Когда моя жена говорит, что я не идиот, я не против.

— Разумеется, — сказал я. — Заработать себе репута­цию неуязвимого может каждый. Для начала лезешь в самое пекло и выходишь живым. Повторяешь это еще раз — и репутация готова. Еще несколько раз — и станешь легендой. Но слава не сделает тебя неуязвимым. Твое умение тоже зна­чения не имеет: всегда есть шанс, что не повезет. Если все время бросать кости, то в конце концов выбросишь несколь­ко раз подряд «змеиные глаза».

— Как было у Карла.

Я кивнул.

— Как было у Карла, у Джейсона Паркера, у Чака, как... как у нас всех когда-нибудь будет. Возможно.

Мы слишком долго не обращали на Нору внимания: она вылезла из своего закутка и принялась жевать мой башмак.

— Вот так, понимаешь, и возникла вся проблема.

Я очень осторожно, нежно, отпихнул щенка. В ответ она вцепилась в носок башмака и начала трясти его, как пес — крысу.

— Какая?

— Рабство. — Я наклонился, ухватил Нору за шкирку и подержал. — Вот ты воюешь с другим племенем — не важ­но, кто начал войну — и побеждаешь. Что ты сделаешь с выжившими? Устраиваешь поголовную резню, как принято у народа Чака? Отпустишь на все четыре стороны — Лелеять месть?

— На которую они имеют право.

— Кто бы спорил. Но дело не в этом. Имеют, не имеют но если ты позволишь им уйти, ты посеешь ветер. Итак, ты перебьешь их — всех до единого? Или примешь под свою руку?

А если примешь — сможешь ли ты принять их, как соб­ственных граждан, или членов племени, как ни назови? Ра­зумеется, нет.

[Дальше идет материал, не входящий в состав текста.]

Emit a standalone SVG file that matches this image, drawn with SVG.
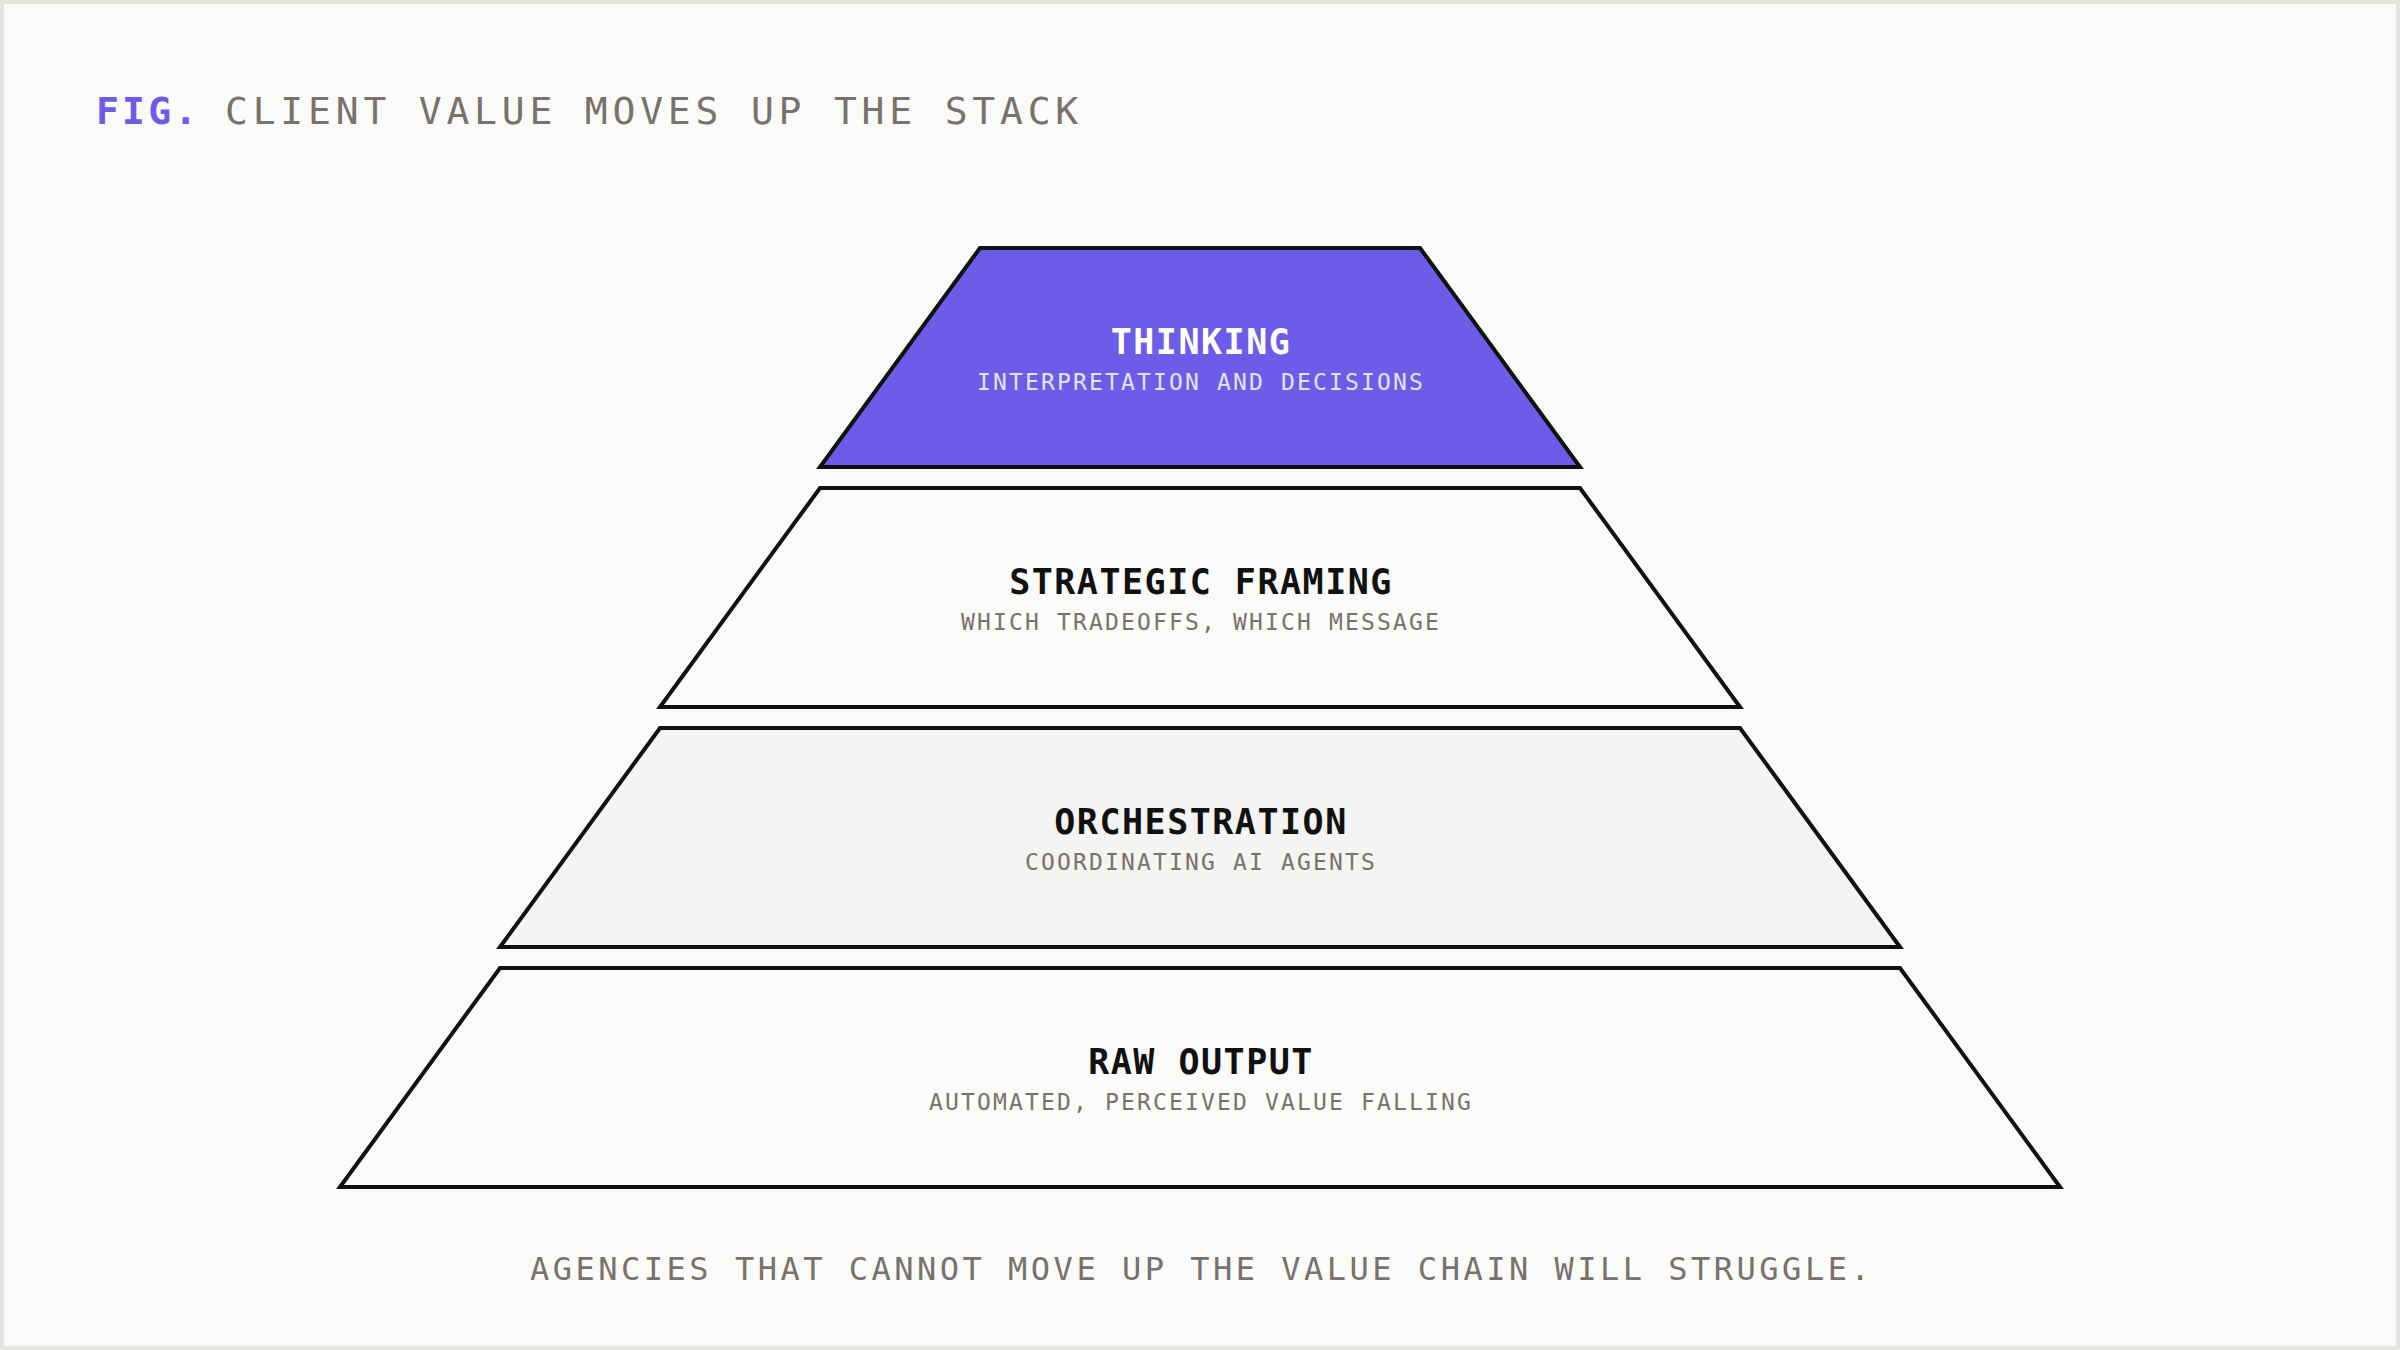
<svg xmlns="http://www.w3.org/2000/svg" width="2400" height="1350" viewBox="0 0 2400 1350">
  <style>
    .layer { stroke: #111111; stroke-width: 4; stroke-linejoin: miter; }
    .ttl { font-family: "DejaVu Sans Mono", "Liberation Mono", monospace; font-weight: bold; font-size: 35px; letter-spacing: 1.5px; text-anchor: middle; fill: #111111; }
    .sub { font-family: "DejaVu Sans Mono", "Liberation Mono", monospace; font-size: 23px; letter-spacing: 2.15px; text-anchor: middle; fill: #78716C; }
    .head { font-family: "DejaVu Sans Mono", "Liberation Mono", monospace; font-size: 38px; letter-spacing: 4.8px; fill: #78716C; }
    .foot { font-family: "DejaVu Sans Mono", "Liberation Mono", monospace; font-size: 32px; letter-spacing: 3.5px; fill: #78716C; }
  </style>
  <rect x="2" y="2" width="2396" height="1346" fill="#FAFAF8" stroke="#E5E4E1" stroke-width="4"/>
  <g id="title">
    <text x="96" y="124" class="head" style="font-weight:bold;fill:#6C5CE7;letter-spacing:3.2px">FIG.</text>
    <text x="225" y="124" class="head">CLIENT VALUE MOVES UP THE STACK</text>
  </g>
  <g id="connectors"></g>
  <g id="layer-thinking">
    <polygon class="layer" points="980,248 1420,248 1580,467 820,467" fill="#6C5CE7"/>
    <text x="1201" y="354" class="ttl" style="fill:#FFFFFF">THINKING</text>
    <text x="1201" y="390" class="sub" style="fill:#E6E2FA">INTERPRETATION AND DECISIONS</text>
  </g>
  <g id="layer-strategic">
    <polygon class="layer" points="820,488 1580,488 1740,707 660,707" fill="#FAFAF8"/>
    <text x="1201" y="594" class="ttl">STRATEGIC FRAMING</text>
    <text x="1201" y="630" class="sub">WHICH TRADEOFFS, WHICH MESSAGE</text>
  </g>
  <g id="layer-orchestration">
    <polygon class="layer" points="660,728 1740,728 1900,947 500,947" fill="#F4F4F2"/>
    <text x="1201" y="834" class="ttl">ORCHESTRATION</text>
    <text x="1201" y="870" class="sub">COORDINATING AI AGENTS</text>
  </g>
  <g id="layer-raw">
    <polygon class="layer" points="500,968 1900,968 2060,1187 340,1187" fill="#FAFAF8"/>
    <text x="1201" y="1074" class="ttl">RAW OUTPUT</text>
    <text x="1201" y="1110" class="sub">AUTOMATED, PERCEIVED VALUE FALLING</text>
  </g>
  <g id="footer">
    <text x="530" y="1280" class="foot">AGENCIES THAT CANNOT MOVE UP THE VALUE CHAIN WILL STRUGGLE.</text>
  </g>
</svg>
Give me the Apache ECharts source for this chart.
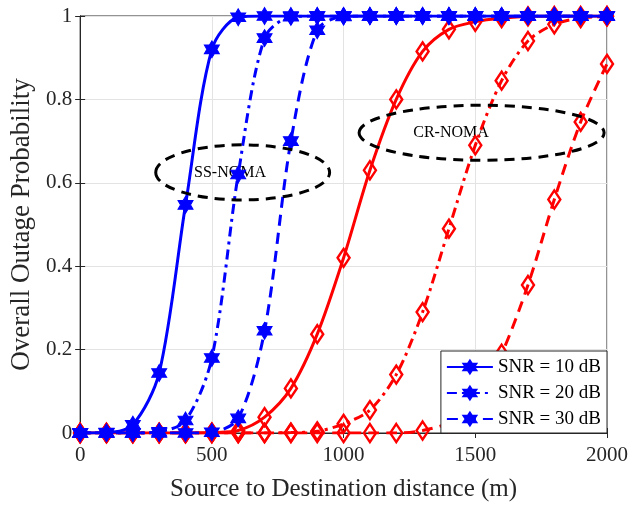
<!DOCTYPE html>
<html>
<head>
<meta charset="utf-8">
<script src="https://cdn.jsdelivr.net/npm/echarts@6/dist/echarts.min.js"></script>
<style>
  html, body { margin: 0; padding: 0; background: #fff; }
  #chart { width: 643px; height: 507px; }
</style>
</head>
<body>
<div id="chart"></div>
<script>
// distance in m, one point every 100 m
const distance = [0, 100, 200, 300, 400, 500, 600, 700, 800, 900, 1000,
  1100, 1200, 1300, 1400, 1500, 1600, 1700, 1800, 1900, 2000];
const xTicks = [0, 500, 1000, 1500, 2000];
const yTicks = [0, 0.2, 0.4, 0.6, 0.8, 1];

// SS-NOMA (blue)
const ss10 = [0, 0.001, 0.02, 0.144, 0.547, 0.92, 0.997, 1, 1, 1, 1, 1, 1, 1, 1, 1, 1, 1, 1, 1, 1];
const ss20 = [0, 0, 0, 0.003, 0.03, 0.18, 0.62, 0.947, 0.998, 1, 1, 1, 1, 1, 1, 1, 1, 1, 1, 1, 1];
const ss30 = [0, 0, 0, 0, 0, 0.002, 0.035, 0.245, 0.70, 0.966, 0.999, 1, 1, 1, 1, 1, 1, 1, 1, 1, 1];

// CR-NOMA (red)
const cr10 = [0, 0, 0, 0, 0, 0.001, 0.006, 0.038, 0.107, 0.237, 0.42, 0.63, 0.80, 0.915, 0.968, 0.986, 0.995, 0.999, 1, 1, 1];
const cr20 = [0, 0, 0, 0, 0, 0, 0, 0, 0.001, 0.004, 0.022, 0.055, 0.14, 0.29, 0.49, 0.69, 0.845, 0.94, 0.98, 0.995, 0.999];
const cr30 = [0, 0, 0, 0, 0, 0, 0, 0, 0, 0, 0, 0, 0, 0.006, 0.025, 0.075, 0.19, 0.355, 0.56, 0.746, 0.885];

const legendNames = ["SNR = 10 dB", "SNR = 20 dB", "SNR = 30 dB"];

// dashed ellipses around each group (data units)
const groups = [
  { label: "SS-NOMA", cx: 617, cy: 0.625, rx: 330, ry: 0.066, tx: 569 },
  { label: "CR-NOMA", cx: 1524, cy: 0.72, rx: 465, ry: 0.066, tx: 1408 }
];

const FONT = "Liberation Serif";
const AXIS = "#262626";
const hexagram = "path://M0,-10L2.887,-5L8.66,-5L5.77,0L8.66,5L2.887,5L0,10L-2.887,5L-8.66,5L-5.77,0L-8.66,-5L-2.887,-5Z";
const dashDot = [10, 5, 3, 5];
const dashed = [11, 7];

function pairs(ys) {
  return distance.map((d, i) => [d, ys[i]]);
}

function blueSeries(name, ys, dash) {
  return {
    name: name,
    type: "line",
    data: pairs(ys),
    smooth: 0.3,
    symbol: hexagram,
    symbolSize: [15, 17],
    showAllSymbol: true,
    lineStyle: { color: "#0000ff", width: 3, type: dash },
    itemStyle: { color: "#0000ff", borderColor: "#0000ff", borderWidth: 1 },
    z: 4
  };
}

function redSeries(name, ys, dash) {
  return {
    name: name,
    type: "line",
    data: pairs(ys),
    smooth: 0.3,
    symbol: "diamond",
    symbolSize: [12, 18],
    showAllSymbol: true,
    lineStyle: { color: "#ff0000", width: 3, type: dash },
    itemStyle: { color: "rgba(255,255,255,0)", borderColor: "#ff0000", borderWidth: 2.5 },
    z: 3
  };
}

const chart = echarts.init(document.getElementById("chart"));

chart.setOption({
  animation: false,
  backgroundColor: "#fff",
  grid: {
    left: 79, right: 36, top: 16, bottom: 74,
    show: true, borderColor: AXIS, borderWidth: 1
  },
  legend: {
    data: legendNames,
    orient: "vertical",
    right: 36,
    bottom: 74,
    backgroundColor: "#fff",
    borderColor: AXIS,
    borderWidth: 1,
    borderRadius: 0,
    padding: [6, 6, 4, 5],
    itemWidth: 46,
    itemHeight: 16,
    itemGap: 6,
    textStyle: { fontFamily: FONT, fontSize: 19, color: "#000", lineHeight: 20 },
    z: 10
  },
  xAxis: [{
    type: "value",
    min: 0, max: 2000, interval: 500,
    name: "Source to Destination distance (m)",
    nameLocation: "middle",
    nameGap: 44,
    nameTextStyle: { fontFamily: FONT, fontSize: 25, color: AXIS },
    axisLine: { lineStyle: { color: AXIS } },
    axisTick: { inside: true, length: 5, lineStyle: { color: AXIS } },
    axisLabel: {
      fontFamily: FONT, fontSize: 21, color: AXIS, margin: 12,
      formatter: v => xTicks.includes(v) ? String(v) : ""
    },
    splitLine: { lineStyle: { color: "#e3e3e3" } }
  }, {
    type: "value", position: "top",
    min: 0, max: 2000, interval: 500,
    axisLine: { lineStyle: { color: AXIS } },
    axisTick: { inside: true, length: 5, lineStyle: { color: AXIS } },
    axisLabel: { show: false },
    splitLine: { show: false }
  }],
  yAxis: [{
    type: "value",
    min: 0, max: 1, interval: 0.2,
    name: "Overall Outage Probability",
    nameLocation: "middle",
    nameGap: 40,
    nameTextStyle: { fontFamily: FONT, fontSize: 27, color: AXIS },
    axisLine: { show: true, lineStyle: { color: AXIS } },
    axisTick: { show: true, inside: true, length: 5, lineStyle: { color: AXIS } },
    axisLabel: {
      fontFamily: FONT, fontSize: 21, color: AXIS, margin: 8,
      formatter: v => {
        const t = yTicks.find(k => Math.abs(k - v) < 1e-9);
        return t === undefined ? "" : String(t);
      }
    },
    splitLine: { lineStyle: { color: "#e3e3e3" } }
  }, {
    type: "value", position: "right",
    min: 0, max: 1, interval: 0.2,
    axisLine: { show: true, lineStyle: { color: AXIS } },
    axisTick: { show: true, inside: true, length: 5, lineStyle: { color: AXIS } },
    axisLabel: { show: false },
    splitLine: { show: false }
  }],
  series: [
    redSeries("CR-NOMA, SNR = 10 dB", cr10, "solid"),
    redSeries("CR-NOMA, SNR = 20 dB", cr20, dashDot),
    redSeries("CR-NOMA, SNR = 30 dB", cr30, dashed),
    blueSeries(legendNames[0], ss10, "solid"),
    blueSeries(legendNames[1], ss20, dashDot),
    blueSeries(legendNames[2], ss30, dashed)
  ]
});

// place ellipses and their labels from data coordinates
const graphics = [];
groups.forEach(g => {
  const c = chart.convertToPixel({ gridIndex: 0 }, [g.cx, g.cy]);
  const ex = chart.convertToPixel({ gridIndex: 0 }, [g.cx + g.rx, g.cy]);
  const ey = chart.convertToPixel({ gridIndex: 0 }, [g.cx, g.cy + g.ry]);
  const t = chart.convertToPixel({ gridIndex: 0 }, [g.tx, g.cy]);
  graphics.push({
    type: "ellipse",
    shape: { cx: c[0], cy: c[1], rx: ex[0] - c[0], ry: c[1] - ey[1] },
    style: { fill: "none", stroke: "#000", lineWidth: 3, lineDash: [10, 7] },
    z: 5
  });
  graphics.push({
    type: "text",
    x: t[0], y: t[1],
    style: {
      text: g.label,
      font: "16px '" + FONT + "'",
      fill: "#000",
      align: "center", verticalAlign: "middle",
      textAlign: "center", textVerticalAlign: "middle"
    },
    z: 1
  });
});
chart.setOption({ graphic: graphics });
</script>
</body>
</html>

Конечно, рабство — не единственный выход. Выбор ог­ромный — хотя бы и колонизация. После победы Бима Карл присоединил Холтун. Различия касались лишь доверия и по­ложения: Карл принял холтов под свою руку, пообещав им равные права в Империи — со временем.

— Значит, ты говоришь, что работорговцы, которые со­жгли мою деревню и захватили меня, когда я была еще дев­чонкой, были милейшими людьми. Просто их не так поняли. А я тебе рассказывала, как они вшестером, вшестером...

— Тише. — Я потянулся было к ней, но вовремя опом­нился. — Успокойся, Кира. Я говорю не о том, во что это превратилось. Я говорю о том, как это начиналось. — Я погладил щенка. — Может, из лучших побуждений?

Может быть, если предвидеть все последствия, лучше было позволить Тэннети просто безболезненно их прикон­чить.